Years ago I found myself in a very painful, adversarial relationship. Like anyone else might do, I complained about the injustice of it; I tried to change the other, and when that didn’t work, to wish the conflict away.
But at some point it became a spiritual path, a part of my own growth. I had learned enough about myself - about my fear and disappointment and unrealistic expectations - to move further on this spiritual path, towards love. By and by, love took the form of being able to say, I wonder what private hell he went through that makes him be the way he feels he has to be. I felt for him, and genuinely hoped he would find his way. And this was a form of love.
As Philo of Alexandria, a contemporary of Jesus, put it: Be kind, for everyone you meet is fighting a great battle.
For some of us, however, the hardest person with whom to practice this spiritual discipline is ourselves.
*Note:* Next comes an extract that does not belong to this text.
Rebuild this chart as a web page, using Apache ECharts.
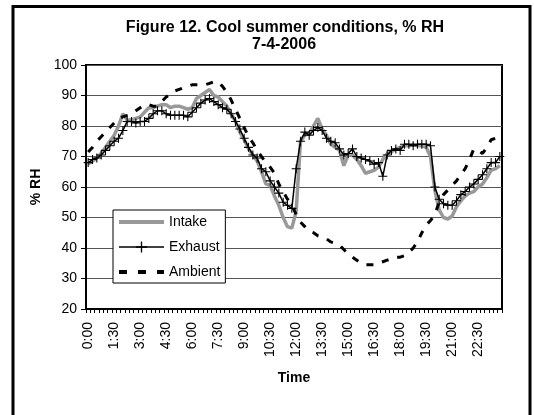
<!DOCTYPE html>
<html>
<head>
<meta charset="utf-8">
<script src="https://cdn.jsdelivr.net/npm/echarts@6/dist/echarts.min.js"></script>
<style>
html,body{margin:0;padding:0;background:#fff;}
#c{width:534px;height:415px;}
</style>
</head>
<body>
<div id="c"></div>
<script>
// 15-minute time categories 0:00 .. 23:45
const times = [];
for (let h = 0; h < 24; h++) {
  for (const m of ['00', '15', '30', '45']) times.push(h + ':' + m);
}

const intake = [
  67.5, 68.5, 69.5, 71, 73, 75, 77, 80, 84, 82, 82, 82.5,
  83, 84.5, 86, 86, 86.5, 87, 87, 86, 86.5, 86.5, 86, 85.5,
  86, 89, 90, 91, 92, 90, 89.5, 88, 86.5, 84, 81.5, 78,
  75.5, 72.5, 70.5, 68.5, 65, 61, 60.5, 57, 54, 50, 47, 46.5,
  52, 75, 77, 77.5, 80, 82.5, 79, 77, 74, 73, 72, 67,
  70.5, 70.5, 69, 67, 64.5, 65, 65.5, 66.5, 69, 71, 71.5, 72.5,
  73, 73.5, 73.5, 74, 73.5, 73.5, 73, 70, 59, 52.5, 50, 49.5,
  50.5, 53.5, 55.5, 57, 58, 58.5, 60, 61, 63, 65.5, 66, 67
];

const exhaust = [
  68, 69, 69.5, 70.5, 72, 73.5, 75, 76, 78.5, 81.5, 81.5, 81,
  81.5, 81.5, 82.5, 84, 85, 85, 84, 83.5, 83.5, 83.5, 83.5, 83,
  84.5, 86, 87.5, 88.5, 89, 88, 87, 86, 85.5, 84, 81.5, 79,
  76, 73, 70.5, 69.5, 66, 65, 62, 60, 58, 55, 54, 53,
  66, 75, 78, 77, 78.5, 79.5, 78.5, 76, 75, 74.5, 72.5, 70.5,
  71, 72.5, 70, 69.5, 69, 68.5, 67.5, 68, 63.5, 70.5, 72, 72.5,
  72, 74, 74, 73.5, 74, 74, 74, 73.5, 60, 56, 54.5, 54,
  54, 55.5, 57.5, 58.5, 60, 61, 62.5, 64, 66, 68, 68, 70
];

const ambient = [
  71.5, 73, 75, 76.5, 78, 79.5, 81, 82.5, 83, 83.5, 84, 85,
  86, 87, 87, 86.5, 86.5, 88, 89.5, 90.5, 91.5, 92, 92.5, 93,
  93.5, 93.5, 93.5, 93.5, 94, 94.5, 94.5, 93, 91, 88.5, 85.5, 82.5,
  79.5, 76.5, 74.5, 72, 70, 68, 66.5, 64.5, 61, 58.5, 56, 54,
  51, 48.5, 47, 45.5, 45, 44, 43.5, 43, 42, 41.5, 41, 39.5,
  38, 37, 36, 35, 34.5, 34.5, 34.5, 35, 35.5, 36, 36.5, 37,
  37, 37.5, 38.5, 40, 42, 45, 47.5, 49, 51, 55, 57.5, 59,
  60.5, 62, 64, 66, 69, 72.5, 72, 71, 73, 75.5, 76, 74
];

const yTicks = { min: 20, max: 100, step: 10 };
const FONT = '"Liberation Sans", Arial, sans-serif';
const plusPath = 'path://M0,4.4L4.4,4.4L4.4,0L5.6,0L5.6,4.4L10,4.4L10,5.6L5.6,5.6L5.6,10L4.4,10L4.4,5.6L0,5.6Z';

const chart = echarts.init(document.getElementById('c'), null, { renderer: 'canvas' });
chart.setOption({
  animation: false,
  backgroundColor: '#fff',
  textStyle: { fontFamily: FONT, color: '#000' },
  graphic: [
    { type: 'rect', shape: { x: 13, y: 6.5, width: 517, height: 420 },
      style: { fill: 'none', stroke: '#000', lineWidth: 3 }, silent: true, z: 100 },
    { type: 'text', x: 285, y: 27.5,
      style: { text: 'Figure 12. Cool summer conditions, % RH', font: 'bold 16px ' + FONT,
               fill: '#000', textAlign: 'center', textVerticalAlign: 'middle' } },
    { type: 'text', x: 284, y: 44.5,
      style: { text: '7-4-2006', font: 'bold 16px ' + FONT,
               fill: '#000', textAlign: 'center', textVerticalAlign: 'middle' } }
  ],
  grid: {
    left: 86, right: 32, top: 65, bottom: 106,
    show: true, borderColor: '#000', borderWidth: 2, backgroundColor: 'transparent'
  },
  legend: {
    orient: 'vertical',
    left: 113, top: 210,
    backgroundColor: '#fff',
    borderColor: '#000', borderWidth: 1,
    padding: [5, 5, 4, 4],
    itemWidth: 45, itemHeight: 14, itemGap: 11,
    textStyle: { fontSize: 14, color: '#000', fontFamily: FONT },
    data: [
      { name: 'Intake', itemStyle: { opacity: 0 }, lineStyle: { width: 4, color: '#999999' } },
      { name: 'Exhaust', lineStyle: { width: 1.5, color: '#000' } },
      { name: 'Ambient', itemStyle: { opacity: 0 }, lineStyle: { width: 4, color: '#000', type: [8, 11] } }
    ]
  },
  xAxis: {
    type: 'category',
    boundaryGap: true,
    data: times,
    name: 'Time',
    nameLocation: 'middle',
    nameGap: 62,
    nameTextStyle: { fontSize: 14, fontWeight: 'bold', color: '#000', fontFamily: FONT },
    axisLine: { show: true, lineStyle: { color: '#000', width: 2 } },
    axisTick: { show: true, interval: 0, length: 4, lineStyle: { color: '#000', width: 1 } },
    axisLabel: { interval: 5, rotate: 90, fontSize: 14, margin: 13, color: '#000', fontFamily: FONT },
    splitLine: { show: false }
  },
  yAxis: {
    type: 'value',
    min: yTicks.min, max: yTicks.max, interval: yTicks.step,
    name: '% RH',
    nameLocation: 'middle',
    nameGap: 42,
    nameTextStyle: { fontSize: 14, fontWeight: 'bold', color: '#000', fontFamily: FONT },
    axisLine: { show: true, lineStyle: { color: '#000', width: 2 } },
    axisTick: { show: true, length: 5, lineStyle: { color: '#000', width: 1 } },
    axisLabel: { fontSize: 14, margin: 9, color: '#000', fontFamily: FONT },
    splitLine: { show: true, lineStyle: { color: '#555', width: 1 } }
  },
  series: [
    {
      name: 'Intake', type: 'line', data: intake,
      symbol: 'none', showSymbol: false,
      lineStyle: { color: '#999999', width: 3.5 },
      itemStyle: { color: '#999999' },
      z: 2
    },
    {
      name: 'Exhaust', type: 'line', data: exhaust,
      symbol: plusPath, symbolSize: 9, showSymbol: true, showAllSymbol: true,
      lineStyle: { color: '#000', width: 1.5 },
      itemStyle: { color: '#000' },
      z: 3
    },
    {
      name: 'Ambient', type: 'line', data: ambient,
      symbol: 'none', showSymbol: false,
      lineStyle: { color: '#000', width: 3, type: [7, 9] },
      itemStyle: { color: '#000' },
      z: 4
    }
  ]
});
</script>
</body>
</html>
Some of us are awfully hard on ourselves, especially when we fail, or when we’re lost. We seem to have no sympathy for ourselves.
It is in these times that the higher self - the more mature self, or the Spirit within, call it what you will - must take a step back from how we think we should be, accept ourselves, and have some feeling for ourselves. The higher self can then advise the struggling self to curl up into a ball, talk it out with someone else, or just be patient, because learning is a process, and because nothing is permanent.
There are many other things that could be said about the lifelong spiritual discipline of learning to love more freely. But it always has something to do with getting the self out of the way - or in the case of loving ourselves, getting an idea of the self out of the way. In this sense, Jesus’ other admonition - to deny ourselves - lies beneath the great commandment to love.
In this great season of Easter, this time of resurrection, we celebrate the work of God in making all things new. God is doing a new thing in you, making you a new creation, as you give yourself more fully to the joy and the discipline of love.